Task to complete: Repeat the whole listing exactly.

* BEGIN Collected data *

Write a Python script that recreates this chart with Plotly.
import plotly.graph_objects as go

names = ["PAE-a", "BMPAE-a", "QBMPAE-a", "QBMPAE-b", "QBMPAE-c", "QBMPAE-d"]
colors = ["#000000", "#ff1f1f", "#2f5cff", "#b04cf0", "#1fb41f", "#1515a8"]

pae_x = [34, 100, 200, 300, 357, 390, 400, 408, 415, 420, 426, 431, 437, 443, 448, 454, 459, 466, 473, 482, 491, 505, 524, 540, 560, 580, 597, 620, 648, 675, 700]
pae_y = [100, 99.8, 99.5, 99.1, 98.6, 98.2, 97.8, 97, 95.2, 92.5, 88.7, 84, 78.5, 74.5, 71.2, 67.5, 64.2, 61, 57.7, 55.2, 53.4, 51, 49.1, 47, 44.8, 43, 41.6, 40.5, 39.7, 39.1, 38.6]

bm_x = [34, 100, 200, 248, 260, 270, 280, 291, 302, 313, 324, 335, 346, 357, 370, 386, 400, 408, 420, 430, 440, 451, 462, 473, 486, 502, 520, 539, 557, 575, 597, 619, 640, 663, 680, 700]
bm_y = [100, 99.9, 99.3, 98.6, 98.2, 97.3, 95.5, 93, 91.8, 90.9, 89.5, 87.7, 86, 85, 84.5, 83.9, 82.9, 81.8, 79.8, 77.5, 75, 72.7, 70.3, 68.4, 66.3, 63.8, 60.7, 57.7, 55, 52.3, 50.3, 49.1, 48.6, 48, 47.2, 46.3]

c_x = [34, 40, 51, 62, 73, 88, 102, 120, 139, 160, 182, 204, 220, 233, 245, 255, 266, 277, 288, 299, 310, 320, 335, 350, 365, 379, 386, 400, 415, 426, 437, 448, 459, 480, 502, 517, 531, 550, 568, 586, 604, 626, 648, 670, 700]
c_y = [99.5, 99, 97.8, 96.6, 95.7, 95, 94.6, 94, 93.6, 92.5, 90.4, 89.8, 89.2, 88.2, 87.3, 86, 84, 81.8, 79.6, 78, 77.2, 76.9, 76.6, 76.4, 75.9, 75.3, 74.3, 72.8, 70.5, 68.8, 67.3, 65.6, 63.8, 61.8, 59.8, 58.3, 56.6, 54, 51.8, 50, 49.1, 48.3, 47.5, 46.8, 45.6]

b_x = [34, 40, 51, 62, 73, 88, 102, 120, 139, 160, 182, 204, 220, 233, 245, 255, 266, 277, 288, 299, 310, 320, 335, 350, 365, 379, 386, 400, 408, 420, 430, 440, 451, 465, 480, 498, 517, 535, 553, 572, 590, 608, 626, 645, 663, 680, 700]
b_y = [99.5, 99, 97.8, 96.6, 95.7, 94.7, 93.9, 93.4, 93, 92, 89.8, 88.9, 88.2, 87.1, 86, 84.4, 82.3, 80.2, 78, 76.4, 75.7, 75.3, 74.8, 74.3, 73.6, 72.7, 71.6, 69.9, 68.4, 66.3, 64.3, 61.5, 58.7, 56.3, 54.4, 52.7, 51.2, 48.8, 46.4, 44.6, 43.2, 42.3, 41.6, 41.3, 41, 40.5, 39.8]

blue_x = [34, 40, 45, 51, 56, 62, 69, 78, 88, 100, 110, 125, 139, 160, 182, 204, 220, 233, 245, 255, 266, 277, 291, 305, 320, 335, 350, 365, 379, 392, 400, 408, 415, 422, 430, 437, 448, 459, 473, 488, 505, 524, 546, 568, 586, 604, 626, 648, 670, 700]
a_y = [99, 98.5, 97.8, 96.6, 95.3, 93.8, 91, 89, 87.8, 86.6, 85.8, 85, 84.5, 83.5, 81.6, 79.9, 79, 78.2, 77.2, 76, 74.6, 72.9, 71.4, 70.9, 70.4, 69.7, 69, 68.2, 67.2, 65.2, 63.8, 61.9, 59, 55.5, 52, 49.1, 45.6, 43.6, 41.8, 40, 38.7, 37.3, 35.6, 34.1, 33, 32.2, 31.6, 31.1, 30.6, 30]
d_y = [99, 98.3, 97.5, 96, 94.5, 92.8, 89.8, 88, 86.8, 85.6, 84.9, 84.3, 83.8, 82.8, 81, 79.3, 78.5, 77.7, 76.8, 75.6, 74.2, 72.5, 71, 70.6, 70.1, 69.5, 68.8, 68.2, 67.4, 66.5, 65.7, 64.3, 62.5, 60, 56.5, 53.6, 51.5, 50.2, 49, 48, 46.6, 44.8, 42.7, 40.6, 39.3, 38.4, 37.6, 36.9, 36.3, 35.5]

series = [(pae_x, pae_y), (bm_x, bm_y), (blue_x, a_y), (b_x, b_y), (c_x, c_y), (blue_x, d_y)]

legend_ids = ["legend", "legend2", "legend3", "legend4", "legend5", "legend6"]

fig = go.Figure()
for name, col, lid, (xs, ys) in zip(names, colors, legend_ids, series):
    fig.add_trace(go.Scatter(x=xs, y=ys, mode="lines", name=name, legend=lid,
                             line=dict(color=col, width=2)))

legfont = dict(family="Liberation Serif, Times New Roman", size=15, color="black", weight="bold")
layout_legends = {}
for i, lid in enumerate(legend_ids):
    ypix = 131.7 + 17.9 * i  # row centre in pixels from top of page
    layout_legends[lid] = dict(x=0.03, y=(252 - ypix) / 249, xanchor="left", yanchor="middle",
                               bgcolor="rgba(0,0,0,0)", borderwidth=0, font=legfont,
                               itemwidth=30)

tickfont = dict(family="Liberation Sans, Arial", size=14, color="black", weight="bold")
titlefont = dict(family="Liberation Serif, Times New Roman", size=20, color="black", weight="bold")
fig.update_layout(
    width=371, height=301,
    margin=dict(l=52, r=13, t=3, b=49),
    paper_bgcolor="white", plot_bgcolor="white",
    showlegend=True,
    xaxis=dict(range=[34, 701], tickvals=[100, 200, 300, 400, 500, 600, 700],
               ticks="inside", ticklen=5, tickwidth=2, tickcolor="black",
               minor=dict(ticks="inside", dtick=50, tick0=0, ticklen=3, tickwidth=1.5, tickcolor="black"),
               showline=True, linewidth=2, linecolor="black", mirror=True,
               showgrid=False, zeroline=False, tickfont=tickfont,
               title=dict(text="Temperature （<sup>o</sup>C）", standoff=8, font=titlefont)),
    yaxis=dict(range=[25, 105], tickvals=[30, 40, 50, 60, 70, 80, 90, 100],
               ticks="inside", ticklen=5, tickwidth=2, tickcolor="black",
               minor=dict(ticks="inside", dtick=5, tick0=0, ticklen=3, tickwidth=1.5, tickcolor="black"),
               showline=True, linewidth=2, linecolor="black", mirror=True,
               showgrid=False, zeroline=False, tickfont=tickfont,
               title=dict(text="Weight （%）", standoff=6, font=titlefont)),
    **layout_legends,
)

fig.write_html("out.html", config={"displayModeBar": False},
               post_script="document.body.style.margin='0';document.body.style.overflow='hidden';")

* END Collected data *

Worked solution:
Write a Python script that recreates this chart with Plotly.
import plotly.graph_objects as go

names = ["PAE-a", "BMPAE-a", "QBMPAE-a", "QBMPAE-b", "QBMPAE-c", "QBMPAE-d"]
colors = ["#000000", "#ff1f1f", "#2f5cff", "#b04cf0", "#1fb41f", "#1515a8"]

pae_x = [34, 100, 200, 300, 357, 390, 400, 408, 415, 420, 426, 431, 437, 443, 448, 454, 459, 466, 473, 482, 491, 505, 524, 540, 560, 580, 597, 620, 648, 675, 700]
pae_y = [100, 99.8, 99.5, 99.1, 98.6, 98.2, 97.8, 97, 95.2, 92.5, 88.7, 84, 78.5, 74.5, 71.2, 67.5, 64.2, 61, 57.7, 55.2, 53.4, 51, 49.1, 47, 44.8, 43, 41.6, 40.5, 39.7, 39.1, 38.6]

bm_x = [34, 100, 200, 248, 260, 270, 280, 291, 302, 313, 324, 335, 346, 357, 370, 386, 400, 408, 420, 430, 440, 451, 462, 473, 486, 502, 520, 539, 557, 575, 597, 619, 640, 663, 680, 700]
bm_y = [100, 99.9, 99.3, 98.6, 98.2, 97.3, 95.5, 93, 91.8, 90.9, 89.5, 87.7, 86, 85, 84.5, 83.9, 82.9, 81.8, 79.8, 77.5, 75, 72.7, 70.3, 68.4, 66.3, 63.8, 60.7, 57.7, 55, 52.3, 50.3, 49.1, 48.6, 48, 47.2, 46.3]

c_x = [34, 40, 51, 62, 73, 88, 102, 120, 139, 160, 182, 204, 220, 233, 245, 255, 266, 277, 288, 299, 310, 320, 335, 350, 365, 379, 386, 400, 415, 426, 437, 448, 459, 480, 502, 517, 531, 550, 568, 586, 604, 626, 648, 670, 700]
c_y = [99.5, 99, 97.8, 96.6, 95.7, 95, 94.6, 94, 93.6, 92.5, 90.4, 89.8, 89.2, 88.2, 87.3, 86, 84, 81.8, 79.6, 78, 77.2, 76.9, 76.6, 76.4, 75.9, 75.3, 74.3, 72.8, 70.5, 68.8, 67.3, 65.6, 63.8, 61.8, 59.8, 58.3, 56.6, 54, 51.8, 50, 49.1, 48.3, 47.5, 46.8, 45.6]

b_x = [34, 40, 51, 62, 73, 88, 102, 120, 139, 160, 182, 204, 220, 233, 245, 255, 266, 277, 288, 299, 310, 320, 335, 350, 365, 379, 386, 400, 408, 420, 430, 440, 451, 465, 480, 498, 517, 535, 553, 572, 590, 608, 626, 645, 663, 680, 700]
b_y = [99.5, 99, 97.8, 96.6, 95.7, 94.7, 93.9, 93.4, 93, 92, 89.8, 88.9, 88.2, 87.1, 86, 84.4, 82.3, 80.2, 78, 76.4, 75.7, 75.3, 74.8, 74.3, 73.6, 72.7, 71.6, 69.9, 68.4, 66.3, 64.3, 61.5, 58.7, 56.3, 54.4, 52.7, 51.2, 48.8, 46.4, 44.6, 43.2, 42.3, 41.6, 41.3, 41, 40.5, 39.8]

blue_x = [34, 40, 45, 51, 56, 62, 69, 78, 88, 100, 110, 125, 139, 160, 182, 204, 220, 233, 245, 255, 266, 277, 291, 305, 320, 335, 350, 365, 379, 392, 400, 408, 415, 422, 430, 437, 448, 459, 473, 488, 505, 524, 546, 568, 586, 604, 626, 648, 670, 700]
a_y = [99, 98.5, 97.8, 96.6, 95.3, 93.8, 91, 89, 87.8, 86.6, 85.8, 85, 84.5, 83.5, 81.6, 79.9, 79, 78.2, 77.2, 76, 74.6, 72.9, 71.4, 70.9, 70.4, 69.7, 69, 68.2, 67.2, 65.2, 63.8, 61.9, 59, 55.5, 52, 49.1, 45.6, 43.6, 41.8, 40, 38.7, 37.3, 35.6, 34.1, 33, 32.2, 31.6, 31.1, 30.6, 30]
d_y = [99, 98.3, 97.5, 96, 94.5, 92.8, 89.8, 88, 86.8, 85.6, 84.9, 84.3, 83.8, 82.8, 81, 79.3, 78.5, 77.7, 76.8, 75.6, 74.2, 72.5, 71, 70.6, 70.1, 69.5, 68.8, 68.2, 67.4, 66.5, 65.7, 64.3, 62.5, 60, 56.5, 53.6, 51.5, 50.2, 49, 48, 46.6, 44.8, 42.7, 40.6, 39.3, 38.4, 37.6, 36.9, 36.3, 35.5]

series = [(pae_x, pae_y), (bm_x, bm_y), (blue_x, a_y), (b_x, b_y), (c_x, c_y), (blue_x, d_y)]

legend_ids = ["legend", "legend2", "legend3", "legend4", "legend5", "legend6"]

fig = go.Figure()
for name, col, lid, (xs, ys) in zip(names, colors, legend_ids, series):
    fig.add_trace(go.Scatter(x=xs, y=ys, mode="lines", name=name, legend=lid,
                             line=dict(color=col, width=2)))

legfont = dict(family="Liberation Serif, Times New Roman", size=15, color="black", weight="bold")
layout_legends = {}
for i, lid in enumerate(legend_ids):
    ypix = 131.7 + 17.9 * i  # row centre in pixels from top of page
    layout_legends[lid] = dict(x=0.03, y=(252 - ypix) / 249, xanchor="left", yanchor="middle",
                               bgcolor="rgba(0,0,0,0)", borderwidth=0, font=legfont,
                               itemwidth=30)

tickfont = dict(family="Liberation Sans, Arial", size=14, color="black", weight="bold")
titlefont = dict(family="Liberation Serif, Times New Roman", size=20, color="black", weight="bold")
fig.update_layout(
    width=371, height=301,
    margin=dict(l=52, r=13, t=3, b=49),
    paper_bgcolor="white", plot_bgcolor="white",
    showlegend=True,
    xaxis=dict(range=[34, 701], tickvals=[100, 200, 300, 400, 500, 600, 700],
               ticks="inside", ticklen=5, tickwidth=2, tickcolor="black",
               minor=dict(ticks="inside", dtick=50, tick0=0, ticklen=3, tickwidth=1.5, tickcolor="black"),
               showline=True, linewidth=2, linecolor="black", mirror=True,
               showgrid=False, zeroline=False, tickfont=tickfont,
               title=dict(text="Temperature （<sup>o</sup>C）", standoff=8, font=titlefont)),
    yaxis=dict(range=[25, 105], tickvals=[30, 40, 50, 60, 70, 80, 90, 100],
               ticks="inside", ticklen=5, tickwidth=2, tickcolor="black",
               minor=dict(ticks="inside", dtick=5, tick0=0, ticklen=3, tickwidth=1.5, tickcolor="black"),
               showline=True, linewidth=2, linecolor="black", mirror=True,
               showgrid=False, zeroline=False, tickfont=tickfont,
               title=dict(text="Weight （%）", standoff=6, font=titlefont)),
    **layout_legends,
)

fig.write_html("out.html", config={"displayModeBar": False},
               post_script="document.body.style.margin='0';document.body.style.overflow='hidden';")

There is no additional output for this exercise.